Zano refers to natal astrology as ‘old astrology,’ finding the practice limiting because it usually attempts to define people, assigning different signs specific personality traits and attempting to fit them into a box. Evolutionary astrology simply entails reading birth charts in a positive manner. Both follow the idea of a birth chart, which is based off of the location, date and exact time you were born. However, evolutionary astrology tends to give participants more freedom.

“(Evolutionary astrology) differs from the kind I learned, which is more predictive,” Zano said, mentioning that she learned natal astrology first before shifting over to the evolutionary method. “The old astrology had a lot of good and bad associated with everything, and I don’t want to live in a world where I can be labelled as bad. It’s about choice.”

Zano became interested in astrology in the 1970s, when she left OU after the Kent State University shootings.

“Nothing made sense.

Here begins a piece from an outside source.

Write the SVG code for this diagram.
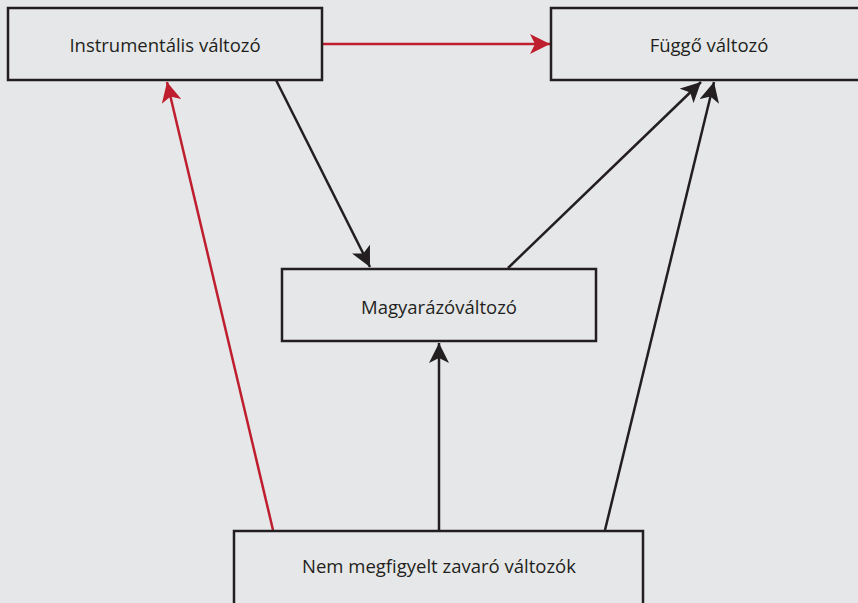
<svg xmlns="http://www.w3.org/2000/svg" width="858" height="603" viewBox="0 0 858 603">
<defs>
<style>
.box{fill:#e6e7e8;stroke:#231f20;stroke-width:2.5}
.lbl{font-family:"Open Sans","Liberation Sans",sans-serif;font-size:18.5px;fill:#231f20;text-anchor:middle}
.blk{stroke:#231f20;stroke-width:2.5;fill:none}
.red{stroke:#be1e2d;stroke-width:2.5;fill:none}
</style>
<marker id="ab" viewBox="0 0 10 10" refX="10" refY="5" markerWidth="8" markerHeight="8" markerUnits="strokeWidth" orient="auto"><path d="M0,0 L10,5 L0,10 L2.5,5 Z" fill="#231f20"/></marker>
<marker id="ar" viewBox="0 0 10 10" refX="10" refY="5" markerWidth="8" markerHeight="8" markerUnits="strokeWidth" orient="auto"><path d="M0,0 L10,5 L0,10 L2.5,5 Z" fill="#be1e2d"/></marker>
</defs>
<rect width="858" height="603" fill="#e6e7e8"/>
<g id="connectors">
<line class="red" x1="323" y1="44" x2="550" y2="44" marker-end="url(#ar)"/>
<line class="red" x1="273" y1="530" x2="167" y2="82" marker-end="url(#ar)"/>
<line class="blk" x1="276" y1="80" x2="370" y2="267" marker-end="url(#ab)"/>
<line class="blk" x1="508" y1="268" x2="701" y2="82" marker-end="url(#ab)"/>
<line class="blk" x1="605" y1="530" x2="714" y2="82" marker-end="url(#ab)"/>
<line class="blk" x1="439" y1="530" x2="439" y2="343" marker-end="url(#ab)"/>
</g>
<g id="instrumentalis">
<rect class="box" x="8" y="8" width="314" height="72"/>
<text class="lbl" x="165" y="52">Instrumentális változó</text>
</g>
<g id="fuggo">
<rect class="box" x="551" y="8" width="317" height="72"/>
<text class="lbl" x="709" y="52">Függő változó</text>
</g>
<g id="magyarazo">
<rect class="box" x="282" y="269" width="314" height="72"/>
<text class="lbl" x="439" y="314">Magyarázóváltozó</text>
</g>
<g id="zavaro">
<rect class="box" x="234" y="531" width="409" height="82"/>
<text class="lbl" x="439" y="573">Nem megfigyelt zavaró változók</text>
</g>
</svg>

The call back to the land was so strong and I just couldn’t be part of a world where they would shoot students for speaking their minds,” Zano said. “So, I got some astrology books and my man and I and another couple went to Mexico. I sat in the backseat of a Dodge Dart and learned astrology, travelling around Mexico for three months.”

Zano then returned back to Athens, where she was involved with The Farmacy, 28 W. Stimson Ave. However, she claims all she did at night was study astrology, already incredibly passionate in her hobby.

Turning to astrology for answers in a time that she felt lost, Zano now hopes to give back by providing answers to others through chart readings. She even visits women’s recovery programs, volunteering free readings.

However, Zano is most well-known for providing extensive personal readings for around $125 and also teaching local $10 classes. According to Zano, her classes aren’t linear and members can expect to discuss an astrology-related topic and then learn how to apply it to their chart.

“It’s pretty intimate,” J Ammon, a massage therapist from Albany that regularly attends Zano’s classes, said. “Depending on what her topic is that month, she’ll talk about how the patterns and planets and stars relate to you because of your chart. It’s only $10 and she gives us, probably, $100 worth of information.”

Zano’s favorite part of reading charts is guiding people and connecting with them on such a deep level. Astrology, she feels, gives people self-awareness.

“The more we love ourselves, the more we love our neighbor,” Zano said. “If everybody woke up smiling, how cool that would be. I feel like everybody should have more self-awareness and astrology is one of the best tools. It’s more tangible.